# TASK
Find each line holding "that" and copy it out.

# ENTRIES SHOWN
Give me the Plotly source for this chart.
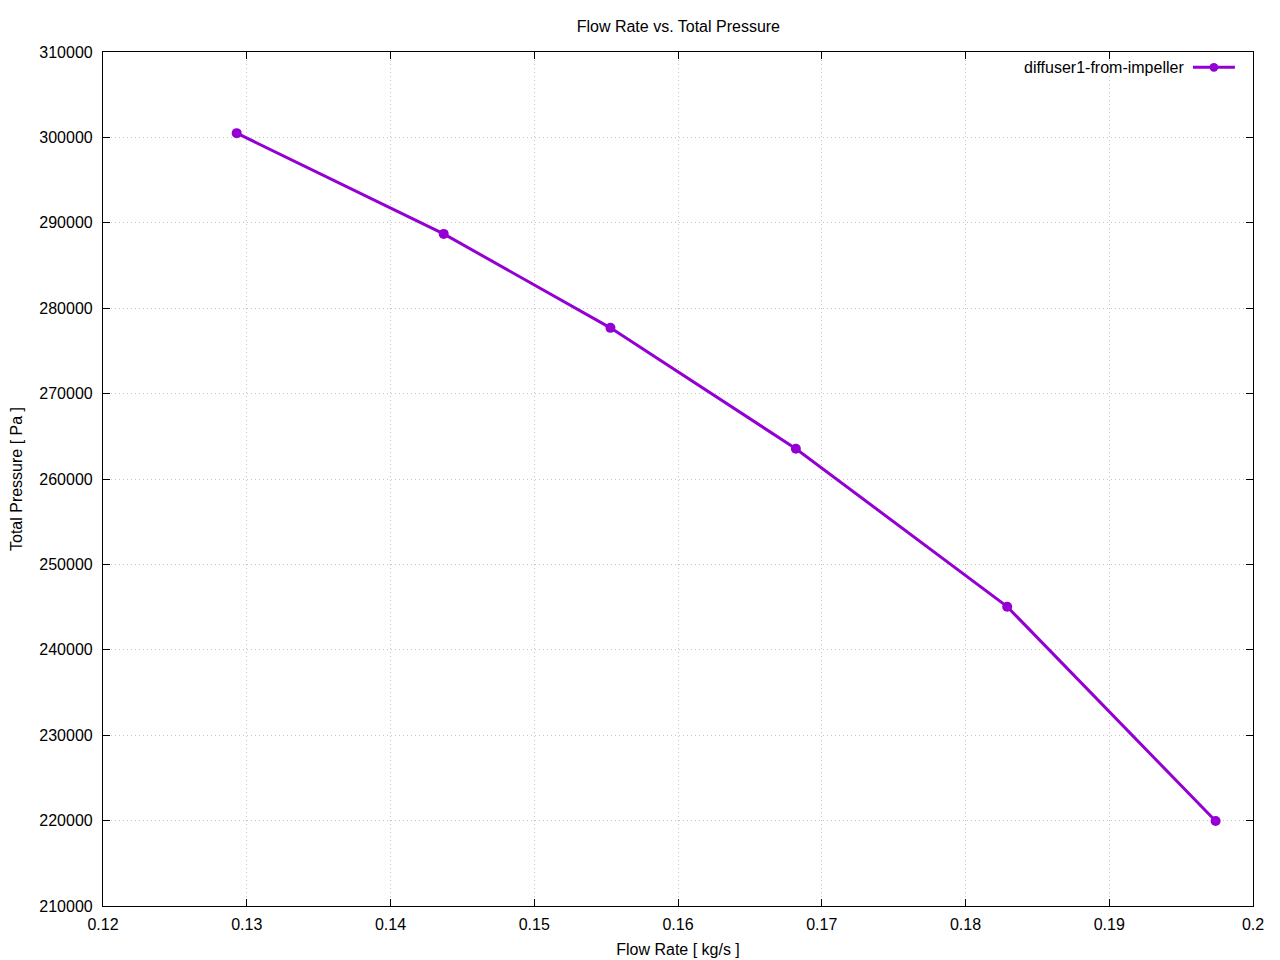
import plotly.graph_objects as go

flow_rate = [0.1293, 0.1437, 0.1553, 0.1682, 0.1829, 0.1974]
total_pressure = [300500, 288700, 277700, 263550, 245050, 219950]
series_name = "diffuser1-from-impeller"
x_ticks = [0.12, 0.13, 0.14, 0.15, 0.16, 0.17, 0.18, 0.19, 0.2]
x_tick_labels = ["0.12", "0.13", "0.14", "0.15", "0.16", "0.17", "0.18", "0.19", "0.2"]
y_ticks = [210000, 220000, 230000, 240000, 250000, 260000, 270000, 280000, 290000, 300000, 310000]

color = "#9400D3"
font = "Liberation Sans, Arial, sans-serif"

fig = go.Figure()
fig.add_trace(go.Scatter(
    x=flow_rate, y=total_pressure, mode="lines+markers", name=series_name,
    line=dict(color=color, width=3), marker=dict(color=color, size=10),
    showlegend=False,
))

axis_common = dict(
    automargin=False,
    showline=True, linecolor="black", linewidth=1.2, mirror="ticks",
    ticks="inside", ticklen=7, tickcolor="black", tickwidth=1,
    showgrid=True, gridcolor="#c4c4c4", griddash="1px,3px", gridwidth=1,
    zeroline=False, tickfont=dict(family=font, size=16, color="black"),
)

# page body has an 8px margin: size the figure so the plot lands where the reference has it
fig.update_layout(
    width=1272, height=952,
    margin=dict(l=95, r=27, t=44, b=54),
    paper_bgcolor="white", plot_bgcolor="white",
    font=dict(family=font, size=16, color="black"),
    title=dict(text="Flow Rate vs. Total Pressure", x=0.527, xanchor="center", y=0.981, yanchor="middle",
               font=dict(family=font, size=16)),
    xaxis=dict(range=[0.12, 0.2], tickvals=x_ticks, ticktext=x_tick_labels, ticklabelstandoff=4,
               title=dict(text="Flow Rate [ kg/s ]", standoff=11, font=dict(size=16)), **axis_common),
    yaxis=dict(range=[210000, 310000], tickvals=y_ticks, tickformat="d", ticklabelstandoff=6,
               title=dict(text="Total Pressure [ Pa ]", standoff=14, font=dict(size=16)), **axis_common),
)

# gnuplot-style legend: text on the left, sample on the right
fig.add_annotation(xref="paper", yref="paper", x=0.9417, y=0.982, xanchor="right", yanchor="middle",
                   text=series_name, showarrow=False, font=dict(family=font, size=16, color="black"))
fig.add_shape(type="line", xref="paper", yref="paper", x0=0.9478, x1=0.9843, y0=0.982, y1=0.982,
              line=dict(color=color, width=3))
fig.add_shape(type="circle", xref="paper", yref="paper", x0=0.9622, x1=0.9698, y0=0.9768, y1=0.9872,
              line=dict(color=color, width=0), fillcolor=color)

fig.write_html("out.html")
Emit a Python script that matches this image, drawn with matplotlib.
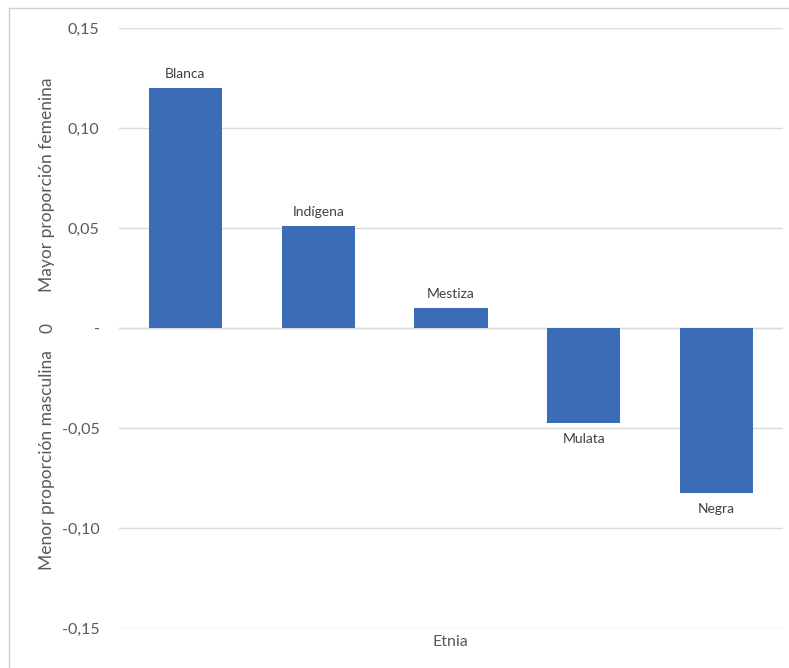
import matplotlib
matplotlib.use("Agg")
import matplotlib.pyplot as plt
from matplotlib.lines import Line2D

# Diferencia de proporción por etnia
etnias = ["Blanca", "Indígena", "Mestiza", "Mulata", "Negra"]
valores = [0.120, 0.051, 0.010, -0.0475, -0.0825]
ticks = [-0.15, -0.10, -0.05, 0.0, 0.05, 0.10, 0.15]
tick_labels = ["-0,15", "-0,10", "-0,05", "-", "0,05", "0,10", "0,15"]

plt.rcParams["font.family"] = ["Lato", "DejaVu Sans"]
gris = "#595959"
azul = "#3A6DB5"

W, H = 789, 668
fig = plt.figure(figsize=(W / 100, H / 100), dpi=100)
ax = fig.add_axes([119 / W, 40 / H, (783 - 119) / W, (628 - 28) / H])

x = list(range(len(etnias)))
ax.bar(x, valores, width=0.55, color=azul, zorder=3)
ax.set_xlim(-0.5, len(etnias) - 0.5)
ax.set_ylim(-0.15, 0.15)
ax.set_yticks(ticks)
ax.set_yticklabels(tick_labels, fontsize=11.5, color=gris)
ax.tick_params(axis="y", length=0, pad=14)
ax.set_xticks([])
ax.grid(axis="y", color="#dadada", linewidth=1, zorder=0)
for s in ax.spines.values():
    s.set_visible(False)
ax.axhline(0, color="#dadada", linewidth=1, zorder=1)

# Etiquetas de categoría junto a cada barra
for xi, v, nombre in zip(x, valores, etnias):
    if v >= 0:
        ax.annotate(nombre, (xi, v), xytext=(0, 6), textcoords="offset points",
                    ha="center", va="bottom", fontsize=10, color="#404040")
    else:
        ax.annotate(nombre, (xi, v), xytext=(0, -7), textcoords="offset points",
                    ha="center", va="top", fontsize=10, color="#404040")

# Título del eje vertical en dos partes
ytr = ax.get_yaxis_transform()
ax.text(-0.108, 0.0715, "Mayor proporción femenina", transform=ytr,
        rotation=90, ha="center", va="center", fontsize=12.5, color=gris)
ax.text(-0.108, 0.0, "0", transform=ytr,
        rotation=90, ha="center", va="center", fontsize=12.5, color=gris)
ax.text(-0.108, -0.066, "Menor proporción masculina", transform=ytr,
        rotation=90, ha="center", va="center", fontsize=12.5, color=gris)

fig.text(450 / W, 1 - 642 / H, "Etnia", ha="center", va="center", fontsize=11.5, color=gris)

# Marco del gráfico
fig.add_artist(Line2D([9 / W, 9 / W], [0, 1 - 8 / H], transform=fig.transFigure,
                      color="#d0d0d0", linewidth=1))
fig.add_artist(Line2D([9 / W, 1], [1 - 8 / H, 1 - 8 / H], transform=fig.transFigure,
                      color="#d0d0d0", linewidth=1))

fig.savefig("out.png", dpi=100)
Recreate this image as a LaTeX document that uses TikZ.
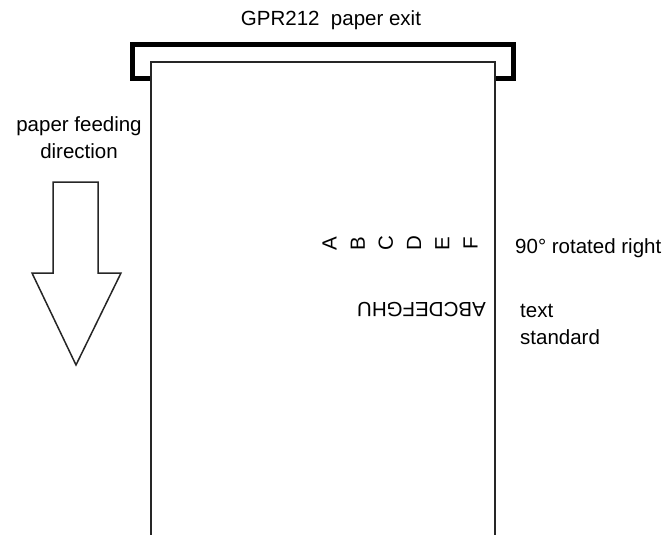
\documentclass[tikz,border=0pt]{standalone}
\usepackage{fontspec}
\setmainfont{Liberation Sans}
\usepackage{tikz}
\usetikzlibrary{positioning}

\begin{document}
\begin{tikzpicture}[
    x=1pt, y=-1pt,
    every node/.style={inner sep=0pt, font=\fontsize{20.5}{27}\selectfont},
    thin line/.style={line width=1.5pt, black!85},
    holder/.style={line width=5pt, line join=miter, black}
  ]
  \useasboundingbox (0,0) rectangle (672,535);

  % title and printer exit
  \node (title) at (331,20) {GPR212\ \ paper exit};
  \draw[holder] (150,79) -- (132,79) -- (132,44.5) -- (513,44.5) -- (513,79) -- (496,79);

  % paper
  \draw[thin line] (151,535) -- (151,62) -- (495,62) -- (495,535);

  % feeding direction
  \node[align=center] (feed) at (79,138) {paper feeding\\direction};
  \draw[thin line, line join=miter] (53,182) -- (98,182) -- (98,273) -- (121,273)
    -- (76,365) -- (32,273) -- (53,273) -- cycle;

  % rotated letters
  \foreach \ch [count=\i from 0] in {A,B,C,D,E,F}
    \node[rotate=90] (rot\ch) at (329.5+28.2*\i,243.5) {\ch};
  \node[anchor=west] (rotlabel) at (515,248) {90° rotated right};

  % standard text, upside down
  \node[rotate=180] (std) at (421.5,309.5) {ABCDEFGHU};
  \node[anchor=west, align=left] (stdlabel) at (520,324) {text\\standard};
\end{tikzpicture}
\end{document}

# COMPLETE ANSWER
Emit a Python script that matches this image, drawn with matplotlib.
Recreate this image as a LaTeX document that uses TikZ.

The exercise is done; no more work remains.